Recieve calls are the things to recieve! They block till a message enter the queue! Multiple parallel messages! Will enter the queue as they come! Then for each call! Either the queue is filled or not! consume it! or wait!
That's a very important thing to know! And which can confuse new commers!
The poller is only needed when there is multiple sockets! And they are always sockets that we declare on the process code in question (bind them, or to connect to something)! Because if not! How will you recieve the messages! You can't do it well! because you have to prioritize one or another! in a loop having one recv() go first ! Which will block! Which even if the other socket get a message in it's queue! The loop is blocked and can't proceed to the next recv()! hince the poller give us the beauty to be able to tackle this! And work well with multiple sockets!
while(true) {
socket1.recv() // this will block
socket2.recv() // this will have to wait till the first recieve! Even if messages come in in it's queue
With the poller:
While(true) {
zmq_poll() // block till one of the socket events happen! If the event was POLLIN!
// If any socket get a message to it's queue
// This will unblock
// then we check which type and which socket was
if (condition socket 1) {
// treat socket 1 request
}
if (condition socket 2) {
// treat socket 2 request
}
// ...
}
You can see real code from the doc at this section (scroll enough to see the code blocks, you can see in all different langs too)
Know that the poller just notify that there is messages in! If it's POLLIN!
In each iteration! The poller if many events triggered already! Let's give the example of 10 messages recieved 5 in each socket! Here the poller already have the events queued! And in each next call for the 9 times! Will resolve immediately! The message in question can be mapped to what socket (by using the poller object and mean! So binding libraries make it too simple and agreable)! Then the right socket block will make the recieve call! And when it does it will consume it's next message from it's queue!
And so you keep looping and each time consuming the next message! As they came in! And the poller tracked there order of comming in!
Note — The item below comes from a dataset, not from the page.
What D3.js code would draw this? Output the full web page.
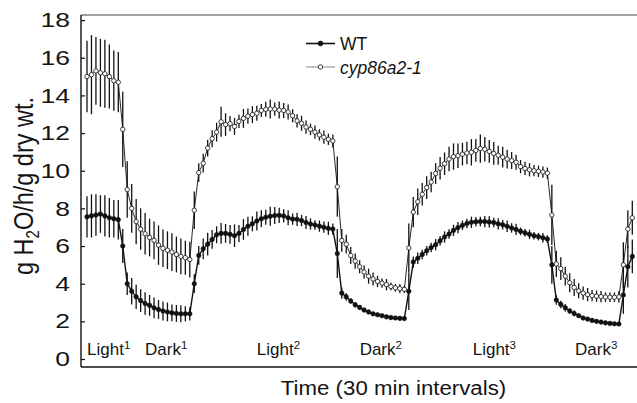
<!DOCTYPE html>
<html><head><meta charset="utf-8">
<script src="https://cdn.jsdelivr.net/npm/d3@7"></script>
<style>html,body{margin:0;padding:0;background:#fff}svg{display:block}</style>
</head><body>
<svg id="c" width="637" height="403"></svg>
<script>
// ---- data (30-min intervals) ----
const seriesNames = ["WT", "cyp86a2-1"];
const wt = [7.55,7.6,7.65,7.7,7.6,7.5,7.45,7.4,
 6.0,
 4.0,3.6,3.3,3.1,2.95,2.85,2.72,2.63,2.55,2.5,2.45,2.42,2.4,2.4,2.4,
 4.0,5.5,5.85,6.1,6.35,6.6,6.67,6.67,6.62,6.55,6.67,6.88,7.05,7.18,7.33,7.45,
 7.53,7.58,7.62,7.63,7.6,7.5,7.43,7.42,7.35,7.25,7.17,7.12,7.06,7.0,6.94,6.9,
 5.6,
 3.5,3.3,3.08,2.88,2.74,2.6,2.5,2.4,2.35,2.3,2.24,2.2,2.18,2.16,2.15,
 3.6,5.15,5.35,5.55,5.75,5.92,6.07,6.28,6.48,6.64,6.83,6.98,7.1,7.2,7.26,7.29,
 7.3,7.3,7.28,7.25,7.18,7.13,7.05,6.96,6.88,6.78,6.7,6.62,6.55,6.5,6.44,6.37,
 5.0,
 3.13,2.9,2.72,2.55,2.42,2.3,2.18,2.12,2.05,2.0,1.96,1.92,1.89,1.87,1.86,
 3.4,4.9,5.45];
const wtErr = [1.1,1.15,1.1,1.0,1.1,1.05,1.0,1.05,
 0.9,
 0.6,0.7,0.65,0.6,0.6,0.55,0.55,0.5,0.5,0.5,0.45,0.45,0.45,0.4,0.35,
 0.5,0.5,0.55,0.6,0.5,0.45,0.55,0.5,0.5,0.6,0.45,0.55,0.5,0.4,0.5,0.45,
 0.4,0.5,0.45,0.4,0.35,0.4,0.3,0.35,0.3,0.35,0.3,0.25,0.3,0.3,0.35,0.3,
 1.3,
 0.3,0.2,0.15,0.15,0.12,0.12,0.12,0.1,0.1,0.1,0.1,0.1,0.1,0.1,0.1,
 1.0,
 0.3,0.3,0.25,0.25,0.25,0.3,0.25,0.3,0.25,0.3,0.3,0.25,0.25,0.3,0.25,0.25,
 0.3,0.3,0.25,0.3,0.25,0.3,0.25,0.3,0.2,0.2,0.25,0.2,0.2,0.25,0.2,
 1.0,
 0.25,0.2,0.2,0.15,0.15,0.12,0.12,0.1,0.1,0.1,0.1,0.1,0.1,0.1,0.1,
 1.0,1.1,0.9];
const mut = [15.0,15.1,15.3,15.2,15.15,15.0,14.78,14.7,
 12.2,
 9.0,8.0,7.3,6.9,6.65,6.45,6.3,6.05,5.88,5.78,5.68,5.55,5.45,5.38,5.28,
 7.9,9.9,10.4,11.2,11.7,12.05,12.6,12.45,12.5,12.35,12.62,12.78,12.9,12.98,13.05,13.2,
 13.26,13.28,13.27,13.22,13.2,13.12,12.92,12.65,12.52,12.32,12.2,12.05,11.9,11.78,11.67,11.58,
 9.15,
 6.3,6.1,5.5,5.2,4.9,4.62,4.4,4.25,4.12,4.03,3.95,3.85,3.78,3.74,3.7,
 5.9,7.8,8.35,8.75,9.1,9.4,9.85,10.13,10.37,10.62,10.75,10.8,10.88,10.94,10.98,11.08,
 11.18,11.14,11.03,10.92,10.82,10.72,10.62,10.54,10.45,10.22,10.12,10.05,10.0,9.97,9.93,9.87,
 7.65,
 5.05,4.8,4.4,4.05,3.8,3.62,3.5,3.42,3.37,3.34,3.31,3.29,3.28,3.28,3.3,
 5.0,6.9,7.5];
const mutErr = [1.9,2.1,1.8,1.8,1.8,1.7,1.6,1.6,
 2.0,
 1.5,1.3,1.2,1.1,1.1,1.0,1.0,1.05,1.0,1.0,1.0,0.95,0.95,0.9,0.95,
 1.0,
 0.5,0.5,0.45,0.45,0.5,0.8,0.6,0.4,0.45,0.35,0.5,0.4,0.45,0.4,0.35,0.4,
 0.5,0.35,0.45,0.4,0.4,0.35,0.35,0.4,0.35,0.3,0.35,0.3,0.35,0.3,0.35,
 1.6,
 0.6,0.5,0.45,0.4,0.35,0.35,0.4,0.35,0.3,0.25,0.3,0.2,0.2,0.25,0.2,
 1.3,
 0.8,0.7,0.6,0.6,0.55,0.55,0.6,0.6,0.65,0.7,0.65,0.6,0.6,0.7,0.6,0.75,
 0.65,0.6,0.6,0.5,0.55,0.5,0.45,0.4,0.35,0.35,0.35,0.3,0.3,0.3,0.3,
 1.6,
 0.7,0.6,0.5,0.5,0.45,0.4,0.35,0.35,0.3,0.3,0.3,0.25,0.25,0.25,0.3,
 1.2,1.0,0.9];
const yTicks = [0,2,4,6,8,10,12,14,16,18];
const periodNames = ["Light","Dark","Light","Dark","Light","Dark"];
const periodNums = ["1","1","2","2","3","3"];
const periodStart = [0, 13, 38, 61, 86.3, 109.2]; // interval index where label begins
const xTitle = "Time (30 min intervals)";

// ---- layout ----
const svg = d3.select("#c");
const FONT = "'Liberation Sans', Arial, Helvetica, sans-serif";
const TXT = "#141414";
const L = 81, R = 637, T = 15, B = 367;
const n = wt.length;
const x = d3.scaleLinear().domain([0, n - 1]).range([87, 632.3]);
const y = d3.scaleLinear().domain([0, 18]).range([359, 20.1]);
const idx = d3.range(n);

// frame
svg.append("line").attr("x1", L).attr("x2", R).attr("y1", T).attr("y2", T)
  .attr("stroke", "#808080").attr("stroke-width", 1.6);
svg.append("line").attr("x1", L).attr("x2", R).attr("y1", B).attr("y2", B)
  .attr("stroke", "#111").attr("stroke-width", 1.4);
svg.append("line").attr("x1", L).attr("x2", L).attr("y1", T).attr("y2", B)
  .attr("stroke", "#111").attr("stroke-width", 1.4);

// y axis (inward ticks)
const ya = svg.append("g").attr("transform", `translate(${L},0)`)
  .call(d3.axisLeft(y).tickValues(yTicks).tickSize(-4).tickFormat(d3.format("d")));
ya.select(".domain").remove();
ya.selectAll(".tick line").attr("stroke", "#111").attr("stroke-width", 1.2);
ya.selectAll(".tick text")
  .attr("x", 0).attr("dy", "0.34em")
  .attr("transform", "translate(-11,0) scale(1.36,1)")
  .attr("font-family", FONT).attr("font-size", 19.5).attr("fill", TXT);

// series drawing
function drawSeries(vals, errs, opts) {
  const g = svg.append("g");
  g.selectAll("line.err").data(idx).join("line")
    .attr("x1", i => x(i)).attr("x2", i => x(i))
    .attr("y1", i => y(vals[i] - errs[i])).attr("y2", i => y(vals[i] + errs[i]))
    .attr("stroke", "#111").attr("stroke-width", 1.3);
  g.append("path").datum(idx)
    .attr("d", d3.line().x(i => x(i)).y(i => y(vals[i])))
    .attr("fill", "none").attr("stroke", "#111").attr("stroke-width", opts.lw);
  g.selectAll("circle").data(idx).join("circle")
    .attr("cx", i => x(i)).attr("cy", i => y(vals[i])).attr("r", opts.r)
    .attr("fill", opts.fill).attr("stroke", "#111").attr("stroke-width", opts.sw);
}
drawSeries(mut, mutErr, {lw: 0.9, r: 2.2, fill: "#fff", sw: 0.8});
drawSeries(wt, wtErr, {lw: 1.4, r: 2.3, fill: "#111", sw: 0.5});

// period labels
periodNames.forEach((nm, k) => {
  const t = svg.append("text").attr("x", x(periodStart[k])).attr("y", 355)
    .attr("font-family", FONT).attr("font-size", 17).attr("fill", TXT);
  t.append("tspan").text(nm);
  t.append("tspan").attr("font-size", 11.5).attr("dy", -6).text(periodNums[k]);
});

// legend
const lg = svg.append("g");
[{y: 43.5, fill: "#111", stroke: "#111", lw: 1.6, name: seriesNames[0], it: "normal", r: 2.4},
 {y: 67, fill: "#fff", stroke: "#777", lw: 0.9, name: seriesNames[1], it: "italic", r: 2.2}]
.forEach(d => {
  lg.append("line").attr("x1", 306).attr("x2", 335).attr("y1", d.y).attr("y2", d.y)
    .attr("stroke", d.stroke).attr("stroke-width", d.lw);
  lg.append("circle").attr("cx", 320.5).attr("cy", d.y).attr("r", d.r)
    .attr("fill", d.fill).attr("stroke", "#111").attr("stroke-width", 0.8);
  lg.append("text").attr("x", 340).attr("y", d.y + 6.5)
    .attr("font-family", FONT).attr("font-size", 17.5).attr("font-style", d.it)
    .attr("fill", TXT).text(d.name);
});

// axis titles
svg.append("text").attr("transform", "translate(393.5,395) scale(1.06,1)")
  .attr("text-anchor", "middle").attr("font-family", FONT).attr("font-size", 21)
  .attr("fill", TXT).text(xTitle);

const yt = svg.append("text").attr("transform", "translate(33,186) scale(1.19,1) rotate(-90)")
  .attr("text-anchor", "middle").attr("font-family", FONT).attr("font-size", 23.5)
  .attr("fill", TXT);
yt.append("tspan").text("g H");
yt.append("tspan").attr("font-size", 15).attr("dy", 5).text("2");
yt.append("tspan").attr("dy", -5).text("O/h/g dry wt.");
</script>
</body></html>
And that through the subscription and the events that were choosen to listen to! In case of receiving, it should be POLLIN!
Then each socket have it's message queue! And each recieve call! Pull from it! The poller tracked them! And so when the poller resolve! It's assured that there is message for the sockets recieve calls!
Last example: The server client pattern
Let's take the example of one server (router) and many clients (Dealers) that connect to! As by the image bellow!
Question: many connections to the same router! Comming asynchronously at once! And bla bla bla! In the server side (Router)! Do i need a poller !? A lot of new commers, may think yes or question if it's needed! Yup you guess right!
BIG NO!
Why ? Because in the Server (router) code! We have only one socket we are dealing with! That we bind! The clients then are connecting to it! In that end! There is only one socket! And all recv() calls are on that one socket! And that socket have it's message queue! The recv() consume the message one after another! Doesn't matter asynchronous and how they comes! Again the poller is only when there is multiple sockets! And so having the mixing nature of treating messages comming from multiple sockets! If not! Then one recv() of one socket need to go first then the other! And will block the other! Not a good thing (it's bad)!
Note
This answer bring a nice clearing! Plus it mades a reference to the doc with good highlighting! Also show code by the low level lib (c lang)! The answer of #rafflan show a great code with a binding lib (seems c#)! And a great explanation! If you didn't check it you must!